Потом было много разного: сценарии, написанные им совместно с Владимиром Массом, были фильмы, поставленные по этим сценариям и прошедшие по всем экранам нашей земли (достаточно назвать «Веселых ребят»), потом была женитьба на Наташе Чидсон, нашей дорогой Чипе (так ее звали близкие друзья), прелестной балерине, незаурядной личности, достойной подруги ее достойного мужа (острого слова Наташи побаивался даже сам Юрий Файер, знаменитый дирижер балетных спектаклей Большого театра!). Потом из жизни ушел отец, а в 1960-м — умер Борис.
После Владимира Масса соавтором Николая Эрдмана стал Михаил Вольпин. И он, и Масс были соратниками достойными, так что работа спорилась, и Коля — до последнего дня — оставался в строю. Стоял он в рядах наступающей литературы, той, которая не поддалась ударам застоя. Таким и ушел в 1970-м, уже — навсегда.
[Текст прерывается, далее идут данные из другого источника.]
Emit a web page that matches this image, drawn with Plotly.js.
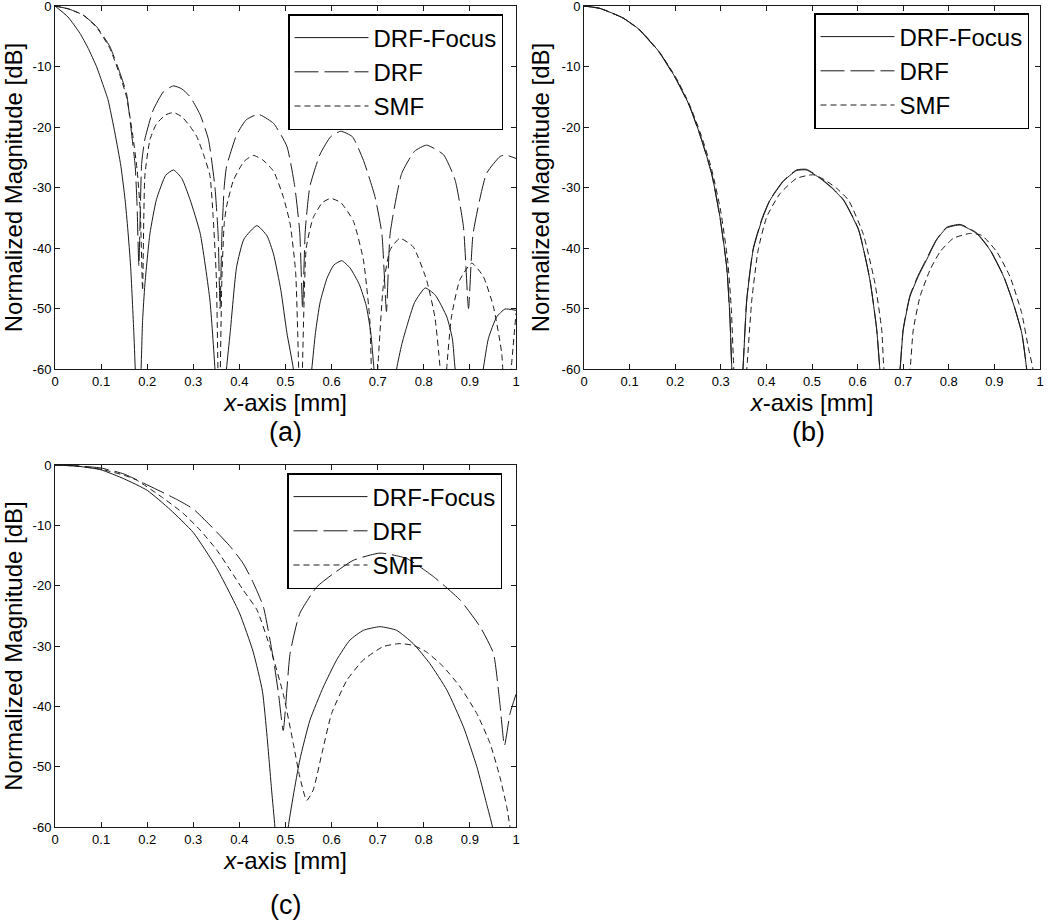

Но в сердце моем — остался навеки, ибо он был тем, кто имеет право называться Человеком.
Я. Толчан
ДВЕ ВСТРЕЧИ
С Николаем Эрдманом я познакомился у моего друга композитора Ю. Милютина в Лялином переулке в доме его мамаши-домовладелки. Я пришел к Юре в гости и застал его вместе с Эрдманом за работой — они сочиняли ставшую вскоре знаменитой песню «Шумит ночной Марсель…».
Это было в 20-м или в 21-м году…
Второй раз я встретил Николая Робертовича в Одессе году в 26-м… Я должен был приступать к съемкам картины «Путь энтузиастов» с режиссером Н. Охлопковым. Натуру мы собирались снимать в Одессе. И вот, я помню, мы целый день протаскались по городу, выбирая натуру, и под конец, усталые, сели на лавочку на бульваре напротив гостиницы «Лондонская». Вскоре к нам подсел какой-то тип в задрипанной кавалерийской шинели. Завязался разговор. Стали выяснять, «кто есть кто». Мы с Охлопковым назвали себя.